The Secretary of State’s Office framed the issue as one of public confidence as much as compliance. Secretary of State Tobias Read stated that “Oregonians rely on these reports to hold local governments accountable,” adding that when they are not submitted on time, public trust erodes.
The annual summary does more than list overdue reports. It also notes which municipalities have filed extensions and identifies material weaknesses or significant findings uncovered in completed audits. In that sense, the document serves as both a compliance tracker and a broader health check of municipal financial oversight.
Still, failure to file carries real-world consequences. Governments that do not submit required financial documentation may face obstacles when attempting to issue or refinance debt. Lenders and bond markets rely on audited financial statements to assess fiscal stability. Delinquency can complicate that process, potentially increasing borrowing costs or limiting access to capital altogether.
Grant funding can also be affected. Many state and federal grant programs require up-to-date financial reporting as a condition of eligibility. Without current filings, municipalities risk delays or disruptions in funding streams tied to infrastructure, public safety, and community services.
For school districts, the stakes are even higher. The Oregon Department of Education has authority to withhold state school funds from districts that remain noncompliant.
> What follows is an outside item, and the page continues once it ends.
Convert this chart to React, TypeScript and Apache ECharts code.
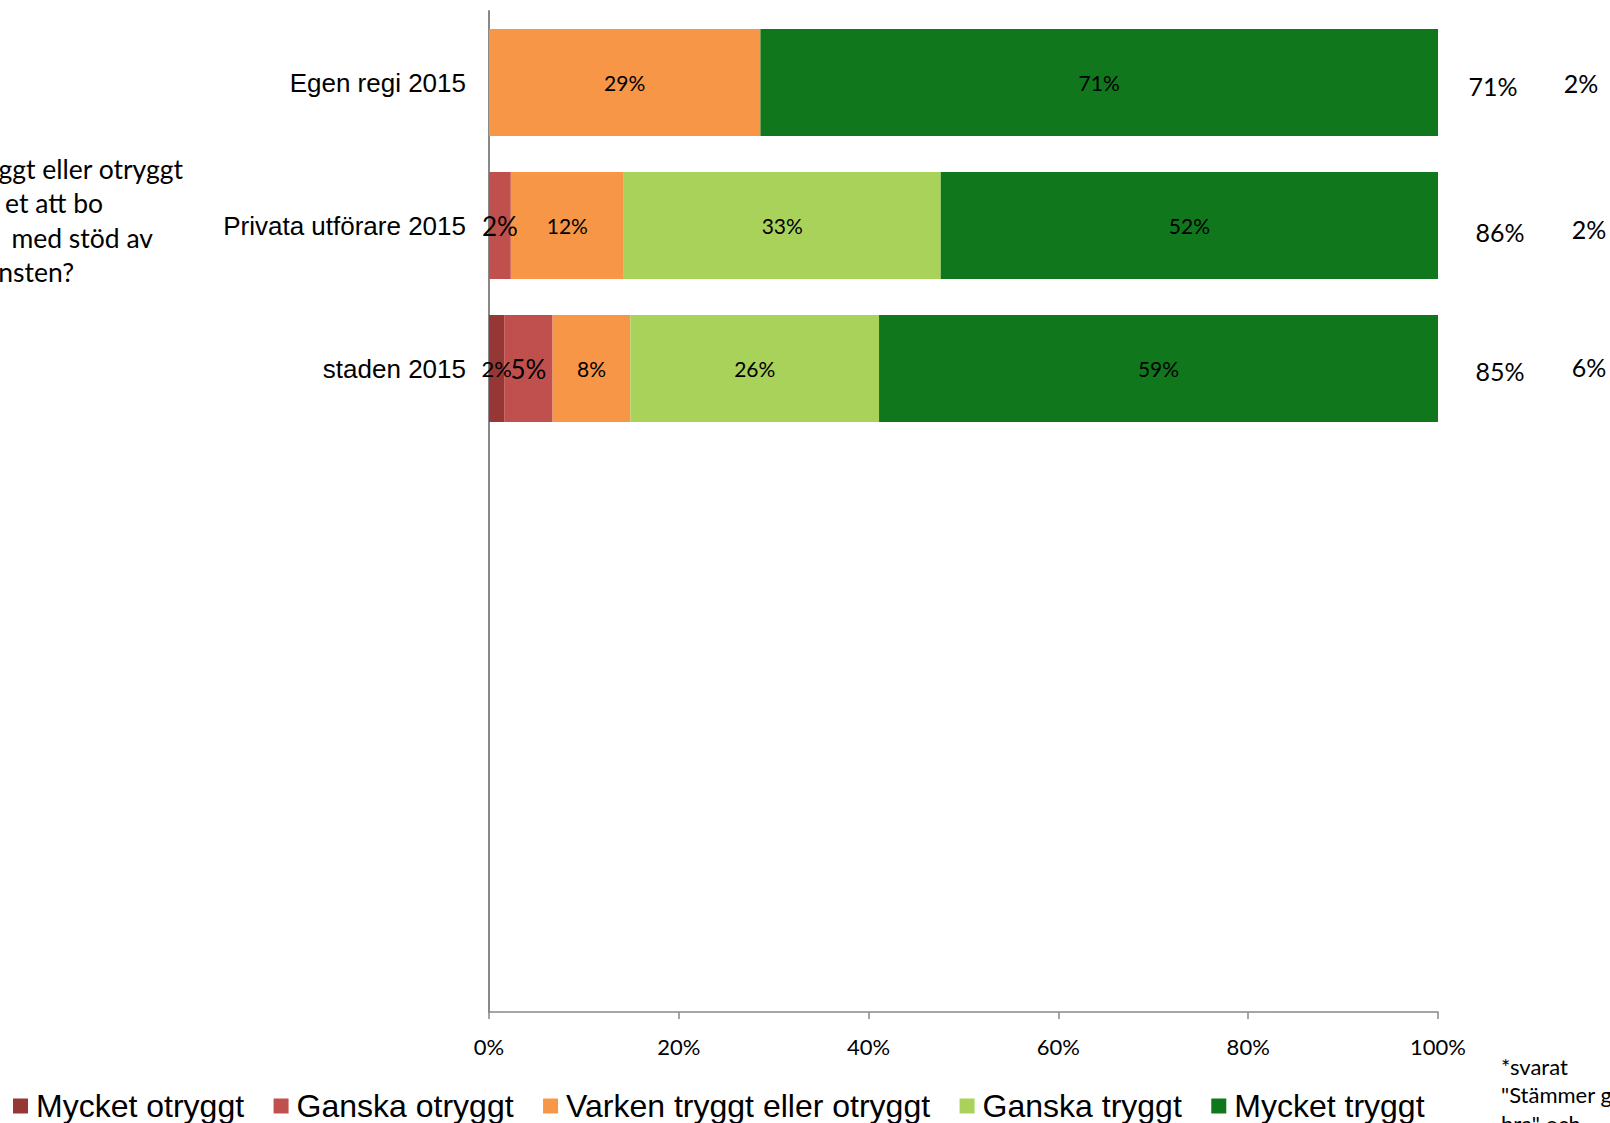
import React, { useEffect, useRef } from "react";
import * as echarts from "echarts";

const categories = ["Egen regi 2015", "Privata utförare 2015", "staden 2015", " ", "  ", "   ", "    "];
const seriesNames = ["Mycket otryggt", "Ganska otryggt", "Varken tryggt eller otryggt", "Ganska tryggt", "Mycket tryggt"];
const seriesColors = ["#953735", "#C0504D", "#F79646", "#A8D25A", "#10771C"];
const mycketOtryggt = [null, null, 1.6];
const ganskaOtryggt = [null, 2.3, 5.1];
const varkenTryggt = [28.6, 11.9, 8.2];
const ganskaTryggt = [null, 33.4, 26.2];
const mycketTryggt = [71.4, 52.4, 58.9];
const xTicks = [0, 20, 40, 60, 80, 100];
const andelTrygga = ["71%", "86%", "85%"];
const andelOtrygga = ["2%", "2%", "6%"];
const questionLines = ["ggt eller otryggt", "et att bo", " med stöd av", "nsten?"];
const noteLines = ["*svarat", "\"Stämmer g", "bra\" och"];

const seriesData = [mycketOtryggt, ganskaOtryggt, varkenTryggt, ganskaTryggt, mycketTryggt];
const labelSizes = [22, 26, 21, 21, 21];

export default function App() {
  const ref = useRef<HTMLDivElement>(null);
  useEffect(() => {
    document.body.style.margin = "0";
    const chart = echarts.init(ref.current!, null, { renderer: "svg" });
    const trygPos = [
      [1493, 86],
      [1500, 232],
      [1500, 371],
    ];
    const otrygPos = [
      [1581, 83],
      [1589, 229],
      [1589, 367],
    ];
    const qRight = [183, 103, 153, 74];
    const qY = [169, 203, 238, 272];
    const graphic: any[] = [];
    andelTrygga.forEach((t, i) => {
      graphic.push({
        type: "text",
        x: trygPos[i][0],
        y: trygPos[i][1],
        style: { text: t, fontFamily: "Lato", fontSize: 25, fill: "#000", align: "center", verticalAlign: "middle" },
      });
    });
    andelOtrygga.forEach((t, i) => {
      graphic.push({
        type: "text",
        x: otrygPos[i][0],
        y: otrygPos[i][1],
        style: { text: t, fontFamily: "Lato", fontSize: 25, fill: "#000", align: "center", verticalAlign: "middle" },
      });
    });
    questionLines.forEach((t, i) => {
      graphic.push({
        type: "text",
        x: qRight[i],
        y: qY[i],
        style: { text: t, fontFamily: "Lato", fontSize: 26.5, fill: "#000", align: "right", verticalAlign: "middle" },
      });
    });
    noteLines.forEach((t, i) => {
      graphic.push({
        type: "text",
        x: 1501,
        y: 1066 + i * 28.5,
        style: { text: t, fontFamily: "Lato", fontSize: 22, fill: "#000", align: "left", verticalAlign: "middle" },
      });
    });

    chart.setOption({
      animation: false,
      grid: { left: 489, right: 172, top: 11, bottom: 111, containLabel: false },
      legend: {
        left: 13,
        top: 1090,
        padding: 0,
        itemWidth: 15,
        itemHeight: 15,
        itemGap: 29.5,
        icon: "rect",
        data: seriesNames,
        textStyle: { fontFamily: "Liberation Sans", fontSize: 32, color: "#000", padding: [0, 0, 0, 3] },
      },
      xAxis: {
        type: "value",
        min: xTicks[0],
        max: xTicks[xTicks.length - 1],
        interval: xTicks[1] - xTicks[0],
        axisLine: { show: true, lineStyle: { color: "#888888", width: 1.5 } },
        axisTick: { show: true, length: 7, lineStyle: { color: "#888888", width: 1.5 } },
        splitLine: { show: false },
        axisLabel: { formatter: "{value}%", fontFamily: "Lato", fontSize: 22, color: "#000", margin: 23 },
      },
      yAxis: {
        type: "category",
        inverse: true,
        data: categories,
        axisLine: { show: true, lineStyle: { color: "#888888", width: 2 } },
        axisTick: { show: false },
        axisLabel: { fontFamily: "Liberation Sans", fontSize: 26, color: "#000", margin: 23 },
      },
      graphic,
      series: seriesNames.map((name, si) => ({
        name,
        type: "bar",
        stack: "total",
        barWidth: 107,
        itemStyle: { color: seriesColors[si] },
        label: {
          show: true,
          position: "inside",
          color: "#000",
          fontFamily: "Lato",
          fontSize: labelSizes[si],
          formatter: (p: any) => (p.value == null ? "" : Math.round(p.value) + "%"),
        },
        data: seriesData[si],
      })),
    });
    return () => chart.dispose();
  }, []);
  return <div ref={ref} style={{ width: 1610, height: 1123 }} />;
}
Special districts that fail to file reports for three consecutive years may face dissolution under state law.
Josephine County’s appearance on the list does not in itself signal financial mismanagement. Delinquency in filing reflects the absence of a completed and submitted report by the statutory deadline, not necessarily misuse of funds. However, timely reporting is fundamental to fiscal transparency. Residents cannot meaningfully evaluate the county’s financial condition without current audited data.
Across Oregon, the pattern reflects a broader strain on local governance. Smaller and rural jurisdictions often operate with lean administrative staff and limited budgets, making compliance more vulnerable to turnover or delays in contracting with auditors. As experienced public finance professionals retire and recruitment challenges persist, those pressures have compounded.
The Secretary of State’s summary underscores a basic principle of public administration: transparent financial reporting is not optional. It is a statutory requirement and a public trust obligation. For Josephine County and the other 113 municipalities listed, the path forward will require bringing reports into compliance and restoring confidence that financial oversight remains intact.
For taxpayers, the report serves as a reminder that oversight does not end at the ballot box. Financial transparency is one of the few concrete tools citizens have to evaluate the stewardship of their local governments, and its absence is felt long before any crisis appears on the balance sheet.